In this work we, quite literally, take reinforcement learning to new heights! Specifically, we use deep reinforcement learning to help control the navigation of stratospheric balloons, whose purpose is to deliver internet to areas with low connectivity. This project is an ongoing collaboration with Loon.

It’s been incredibly rewarding to see reinforcement learning deployed successfully in a real setting. It’s also been terrific to work alongside such fantastic co-authors:
Marc G. Bellemare, Salvatore Candido, Pablo Samuel Castro, Jun Gong, Marlos C. Machado, Subhodeep Moitra, Sameera S. Ponda, Ziyu Wang

You can find the official Nature paper here.

A view-only version of the PDF can be accessed here.

Blog posts

Sal Candido, the Loon CTO, wrote this nice blog post going over what we did.

Scott Osprey wrote this nice article on the News & Views section of Nature, discussing our paper and the possibilities it opens.

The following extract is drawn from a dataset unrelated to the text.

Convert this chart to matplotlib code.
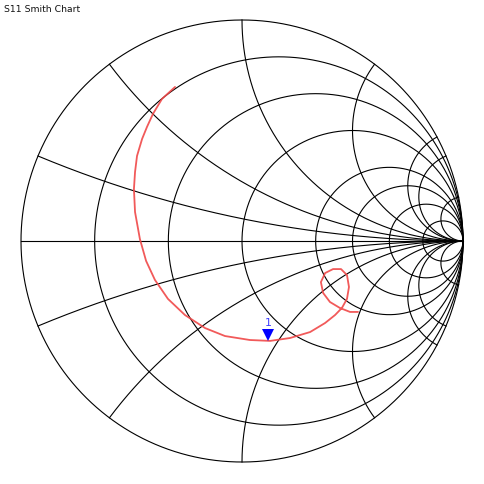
import numpy as np
import matplotlib
matplotlib.use('Agg')
import matplotlib.pyplot as plt
from matplotlib.transforms import ScaledTranslation

# grid values of the chart
rValues = [0.2, 0.5, 1, 2, 3, 5, 10]
xValues = [0.2, 0.5, 1, 2, 4, 5, 10]

# S11 trace, as reflection coefficient
s11Re = [-0.303, -0.362, -0.403, -0.430, -0.452, -0.475, -0.484, -0.489, -0.484, -0.462,
         -0.434, -0.394, -0.335, -0.258, -0.167, -0.077, 0.036, 0.127, 0.217, 0.308,
         0.376, 0.421, 0.452, 0.475, 0.484, 0.475, 0.448, 0.412, 0.376, 0.357,
         0.367, 0.398, 0.443, 0.489, 0.525]
s11Im = [0.697, 0.643, 0.575, 0.516, 0.462, 0.385, 0.312, 0.235, 0.131, 0.009,
         -0.090, -0.176, -0.262, -0.335, -0.394, -0.430, -0.448, -0.452, -0.439, -0.412,
         -0.371, -0.335, -0.303, -0.262, -0.208, -0.154, -0.127, -0.127, -0.145, -0.186,
         -0.235, -0.276, -0.303, -0.321, -0.321]

markerRe = [0.118]
markerIm = [-0.452]
markerLabel = ['1']

fig = plt.figure(figsize=(4.85, 4.85), dpi=100)
ax = fig.add_axes([0, 0, 1, 1])
ax.set_xlim(-1.095, 1.0995)
ax.set_ylim(-1.0995, 1.095)
ax.set_aspect('equal')
ax.axis('off')

lineStyle = dict(color='black', lw=0.8)

# outer circle
t = np.linspace(0, 2 * np.pi, 800)
ax.plot(np.cos(t), np.sin(t), **lineStyle)

# constant resistance circles
for r in rValues:
    c = r / (1 + r)
    rad = 1 / (1 + r)
    ax.plot(c + rad * np.cos(t), rad * np.sin(t), **lineStyle)

# constant reactance arcs
rr = np.concatenate([[0], np.logspace(-4, 5, 3000)])
for x in xValues:
    for sign in (1, -1):
        z = rr + 1j * sign * x
        g = (z - 1) / (z + 1)
        ax.plot(g.real, g.imag, **lineStyle)
ax.plot([-1, 1], [0, 0], **lineStyle)

ax.plot(s11Re, s11Im, color='#f04848', lw=1.3, alpha=0.9, solid_capstyle='round')

for mr, mi, lab in zip(markerRe, markerIm, markerLabel):
    shift = ax.transData + ScaledTranslation(0, 4 / 72, fig.dpi_scale_trans)
    ax.plot([mr], [mi], marker='v', color='#0000ff', ms=9, markeredgewidth=0, transform=shift)
    ax.annotate(lab, xy=(mr, mi), xytext=(0, 10), textcoords='offset points',
                ha='center', va='bottom', color='#4040ff', fontsize=8)

fig.text(4 / 485, 1 - 5 / 485, 'S11 Smith Chart', ha='left', va='top', fontsize=6.7, color='#101010')

fig.savefig('out.png', dpi=100, facecolor='white')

Finally, here is the paper’s abstract, reproduced for your convenience:

Efficiently navigating a superpressure balloon in the stratosphere1 requires the integration of a multitude of cues, such as wind speed and solar elevation, and the process is complicated by forecast errors and sparse wind measurements. Coupled with the need to make decisions in real time, these factors rule out the use of conventional control techniques2,3. Here we describe the use of reinforcement learning4,5 to create a high-performing flight controller. Our algorithm uses data augmentation6,7 and a self-correcting design to overcome the key technical challenge of reinforcement learning from imperfect data, which has proved to be a major obstacle to its application to physical systems8. We deployed our controller to station Loon superpressure balloons at multiple locations across the globe, including a 39-day controlled experiment over the Pacific Ocean. Analyses show that the controller outperforms Loon’s previous algorithm and is robust to the natural diversity in stratospheric winds. These results demonstrate that reinforcement learning is an effective solution to real-world autonomous control problems in which neither conventional methods nor human intervention suffice, offering clues about what may be needed to create artificially intelligent agents that continuously interact with real, dynamic environments.